Are there certain Earthly places you are drawn to?  Maybe it’s a place you have visited many times which continues to amaze and inspire and enchant you.  Maybe it’s a place where you feel “right” when you are there, in harmony with the world.  Maybe it’s a place you have not yet visited in this lifetime which calls to you in your imagination, in your dreams.

Dear ones, we are made of energy and that energy is profoundly affected by the energy of the places in our phenomenal world.  So when we connect with  the energy of a  place – whether by its physical proximity or by the boundless travels of our dreams, a relationship is made which supports and empowers us.  (We may even connect with places via our presence there in previous lives.)  This is rock medicine, tree medicine, sky medicine, water medicine – the medicine of our Mother, the Earth.
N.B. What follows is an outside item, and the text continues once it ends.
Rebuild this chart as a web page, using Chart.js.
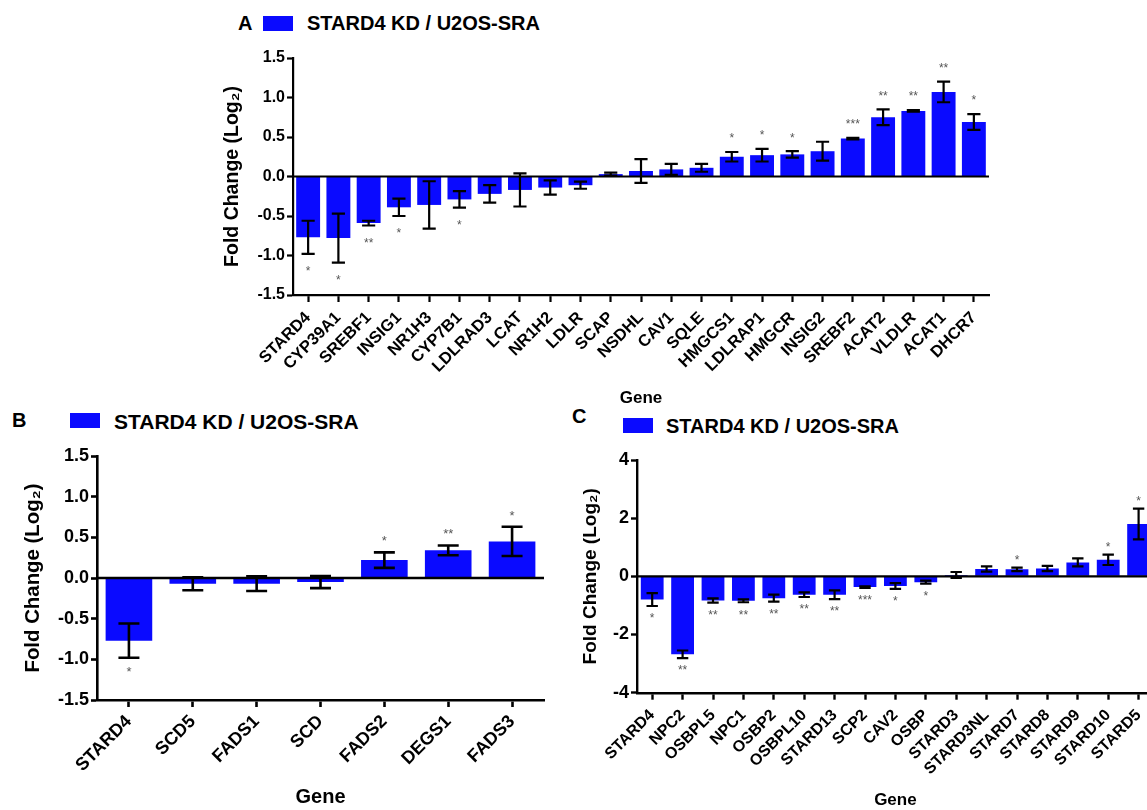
<!DOCTYPE html>
<html>
<head>
<meta charset="utf-8">
<script src="https://cdn.jsdelivr.net/npm/chart.js@4.4.1/dist/chart.umd.min.js"></script>
<style>
  html, body { margin:0; padding:0; width:1147px; height:810px; overflow:hidden; background:#fff; }
  body { position:relative; font-family:'Liberation Sans', Arial, sans-serif; }
  canvas { position:absolute; }
  .lbl { position:absolute; font-weight:bold; color:#000; white-space:nowrap; line-height:1; }
  .box { position:absolute; background:#0a0aff; }
</style>
</head>
<body>
<div class="lbl" style="left:238px; top:13px; font-size:20px;">A</div>
<div class="box" style="left:263px; top:16px; width:30px; height:15px;"></div>
<div class="lbl" style="left:307px; top:13px; font-size:20px;">STARD4 KD / U2OS-SRA</div>

<div class="lbl" style="left:12px; top:410px; font-size:20px;">B</div>
<div class="box" style="left:70px; top:413px; width:30px; height:15px;"></div>
<div class="lbl" style="left:114px; top:410.5px; font-size:21px;">STARD4 KD / U2OS-SRA</div>

<div class="lbl" style="left:572px; top:406px; font-size:20px;">C</div>
<div class="box" style="left:623px; top:418px; width:30px; height:15px;"></div>
<div class="lbl" style="left:666px; top:416px; font-size:20px;">STARD4 KD / U2OS-SRA</div>

<canvas id="cA" width="1000" height="415" style="left:0px; top:0px;"></canvas>
<canvas id="cB" width="560" height="370" style="left:0px; top:440px;"></canvas>
<canvas id="cC" width="600" height="372" style="left:560px; top:440px;"></canvas>

<script>
// ---------- DATA ----------
const seriesLabel = 'STARD4 KD / U2OS-SRA';

const genesA = ['STARD4','CYP39A1','SREBF1','INSIG1','NR1H3','CYP7B1','LDLRAD3','LCAT','NR1H2','LDLR','SCAP','NSDHL','CAV1','SQLE','HMGCS1','LDLRAP1','HMGCR','INSIG2','SREBF2','ACAT2','VLDLR','ACAT1','DHCR7'];
const valuesA = [-0.77,-0.78,-0.59,-0.39,-0.36,-0.29,-0.22,-0.17,-0.14,-0.11,0.03,0.07,0.09,0.11,0.25,0.27,0.28,0.32,0.48,0.75,0.83,1.07,0.69];
const errorsA = [0.21,0.31,0.03,0.11,0.30,0.105,0.11,0.21,0.09,0.045,0.02,0.15,0.07,0.05,0.06,0.08,0.04,0.12,0.01,0.10,0.01,0.13,0.10];
const starsA  = ['*','*','**','*','','*','','','','','','','','','*','*','*','','***','**','**','**','*'];
const yTicksA = [-1.5,-1.0,-0.5,0.0,0.5,1.0,1.5];

const genesB = ['STARD4','SCD5','FADS1','SCD','FADS2','DEGS1','FADS3'];
const valuesB = [-0.77,-0.07,-0.07,-0.05,0.22,0.34,0.45];
const errorsB = [0.21,0.08,0.09,0.075,0.095,0.06,0.18];
const starsB  = ['*','','','','*','**','*'];
const yTicksB = [-1.5,-1.0,-0.5,0.0,0.5,1.0,1.5];

const genesC = ['STARD4','NPC2','OSBPL5','NPC1','OSBP2','OSBPL10','STARD13','SCP2','CAV2','OSBP','STARD3','STARD3NL','STARD7','STARD8','STARD9','STARD10','STARD5'];
const valuesC = [-0.80,-2.68,-0.83,-0.84,-0.75,-0.63,-0.63,-0.37,-0.33,-0.20,0.05,0.25,0.24,0.27,0.48,0.57,1.80];
const errorsC = [0.22,0.13,0.07,0.05,0.12,0.08,0.15,0.03,0.10,0.05,0.10,0.09,0.06,0.09,0.14,0.18,0.53];
const starsC  = ['*','**','**','**','**','**','**','***','*','*','','','*','','','*','*'];
const yTicksC = [-4,-2,0,2,4];

// ---------- RENDERING ----------
Chart.defaults.color = '#000';
const FONT = "'Liberation Sans', Arial, sans-serif";
const BLUE = '#0a0aff';

const errorBarPlugin = {
  id: 'errorBars',
  afterDatasetsDraw(chart, args, opts) {
    const ctx = chart.ctx;
    const y = chart.scales.y;
    const area = chart.chartArea;
    const meta = chart.getDatasetMeta(0);
    const vals = chart.data.datasets[0].data;
    ctx.save();
    const y0 = y.getPixelForValue(0);
    ctx.strokeStyle = '#000';
    ctx.lineWidth = opts.axisWidth;
    ctx.beginPath();
    ctx.moveTo(area.left, y0);
    ctx.lineTo(area.right, y0);
    ctx.stroke();
    ctx.lineWidth = opts.lineWidth;
    meta.data.forEach((bar, i) => {
      const v = vals[i], e = opts.errors[i];
      const yt = y.getPixelForValue(v + e);
      const yb = y.getPixelForValue(v - e);
      const hw = bar.width * opts.capFrac / 2;
      ctx.beginPath();
      ctx.moveTo(bar.x, yt); ctx.lineTo(bar.x, yb);
      ctx.moveTo(bar.x - hw, yt); ctx.lineTo(bar.x + hw, yt);
      ctx.moveTo(bar.x - hw, yb); ctx.lineTo(bar.x + hw, yb);
      ctx.stroke();
      const s = opts.stars[i];
      if (s) {
        ctx.fillStyle = '#555';
        ctx.font = opts.starSize + 'px ' + FONT;
        ctx.textAlign = 'center';
        ctx.textBaseline = 'middle';
        const sy = v >= 0 ? yt - opts.gapUp : yb + opts.gapDown;
        ctx.fillText(s, bar.x, sy + opts.starSize * 0.25);
      }
    });
    ctx.restore();
  }
};

function makeChart(id, c) {
  return new Chart(document.getElementById(id), {
    type: 'bar',
    data: {
      labels: c.labels,
      datasets: [{
        label: seriesLabel,
        data: c.values,
        backgroundColor: BLUE,
        borderWidth: 0,
        barPercentage: c.barFrac,
        categoryPercentage: 1.0
      }]
    },
    options: {
      responsive: false,
      animation: false,
      events: [],
      layout: { padding: c.padding },
      plugins: {
        legend: { display: false },
        tooltip: { enabled: false },
        errorBars: {
          errors: c.errors, stars: c.stars, capFrac: c.capFrac,
          lineWidth: c.errWidth, axisWidth: c.axisWidth,
          starSize: c.starSize, gapUp: c.gapUp, gapDown: c.gapDown
        }
      },
      scales: {
        x: {
          type: 'category',
          offset: true,
          afterFit: s => { s.height = c.xHeight; },
          border: { display: true, color: '#000', width: c.axisWidth },
          grid: { display: true, offset: false, drawOnChartArea: false, drawTicks: true,
                  tickLength: 7, tickColor: '#000', tickWidth: c.axisWidth, color: '#000' },
          ticks: { autoSkip: false, minRotation: 45, maxRotation: 45, padding: c.xTickPad,
                   color: '#000', font: { family: FONT, weight: 'bold', size: c.xTickSize } },
          title: { display: true, text: 'Gene', color: '#000', padding: 0,
                   font: { family: FONT, weight: 'bold', size: c.xTitleSize } }
        },
        y: {
          min: c.yTicks[0], max: c.yTicks[c.yTicks.length - 1],
          afterBuildTicks: s => { s.ticks = c.yTicks.map(v => ({ value: v })); },
          afterFit: s => { s.width = c.yWidth; },
          border: { display: true, color: '#000', width: c.axisWidth },
          grid: { display: true, drawOnChartArea: false, drawTicks: true,
                  tickLength: 6, tickColor: '#000', tickWidth: c.axisWidth },
          ticks: { padding: 2, color: '#000', font: { family: FONT, weight: 'bold', size: c.yTickSize },
                   callback: v => c.yDecimals ? Number(v).toFixed(1) : String(v) },
          title: { display: true, text: 'Fold Change (Log\u2082)', color: '#000', padding: 0,
                   font: { family: FONT, weight: 'bold', size: c.yTitleSize } }
        }
      }
    },
    plugins: [errorBarPlugin]
  });
}

makeChart('cA', {
  labels: genesA, values: valuesA, errors: errorsA, stars: starsA, yTicks: yTicksA, yDecimals: true,
  padding: { left: 221.3, top: 58, right: 11, bottom: 6.8 },
  yWidth: 71.7, xHeight: 113.2,
  barFrac: 0.79, capFrac: 0.55, errWidth: 2.2, axisWidth: 2.2,
  xTickSize: 16.5, xTickPad: 6, yTickSize: 16, yTitleSize: 19.5, xTitleSize: 17,
  starSize: 12, gapUp: 16, gapDown: 15
});

makeChart('cB', {
  labels: genesB, values: valuesB, errors: errorsB, stars: starsB, yTicks: yTicksB, yDecimals: true,
  padding: { left: 20.8, top: 16, right: 16, bottom: 1 },
  yWidth: 76.2, xHeight: 109,
  barFrac: 0.73, capFrac: 0.45, errWidth: 2.6, axisWidth: 2.6,
  xTickSize: 18, xTickPad: 4, yTickSize: 18, yTitleSize: 20.4, xTitleSize: 20,
  starSize: 13, gapUp: 14, gapDown: 11
});

makeChart('cC', {
  labels: genesC, values: valuesC, errors: errorsC, stars: starsC, yTicks: yTicksC, yDecimals: false,
  padding: { left: 19.6, top: 20, right: 6.2, bottom: 1.8 },
  yWidth: 57.4, xHeight: 117.5,
  barFrac: 0.75, capFrac: 0.5, errWidth: 2.2, axisWidth: 2.4,
  xTickSize: 16, xTickPad: 6, yTickSize: 18, yTitleSize: 19, xTitleSize: 17,
  starSize: 12, gapUp: 10, gapDown: 10
});
</script>
</body>
</html>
A place special to Lisa and me is the sublime red rock country of Sedona, Arizona.  We keep going back, simply to BE there.   Yesterday the clouds hid the Sun all day but just before dark they parted and His beams illuminated brilliantly the spectacular stone temples of this magical place.  What a blessing to be with such glory!!

Wherever the places of power are that call to you, Go to them.  Whether you travel by foot or car or plane or train, or whether you travel by book or dream or wild imagination, Go to them.  They await you with their serenity, their beauty, and their healing presence.  These are sacred spaces and they are there for you, in whatever way you seek them.  May the Blessings BE with you always.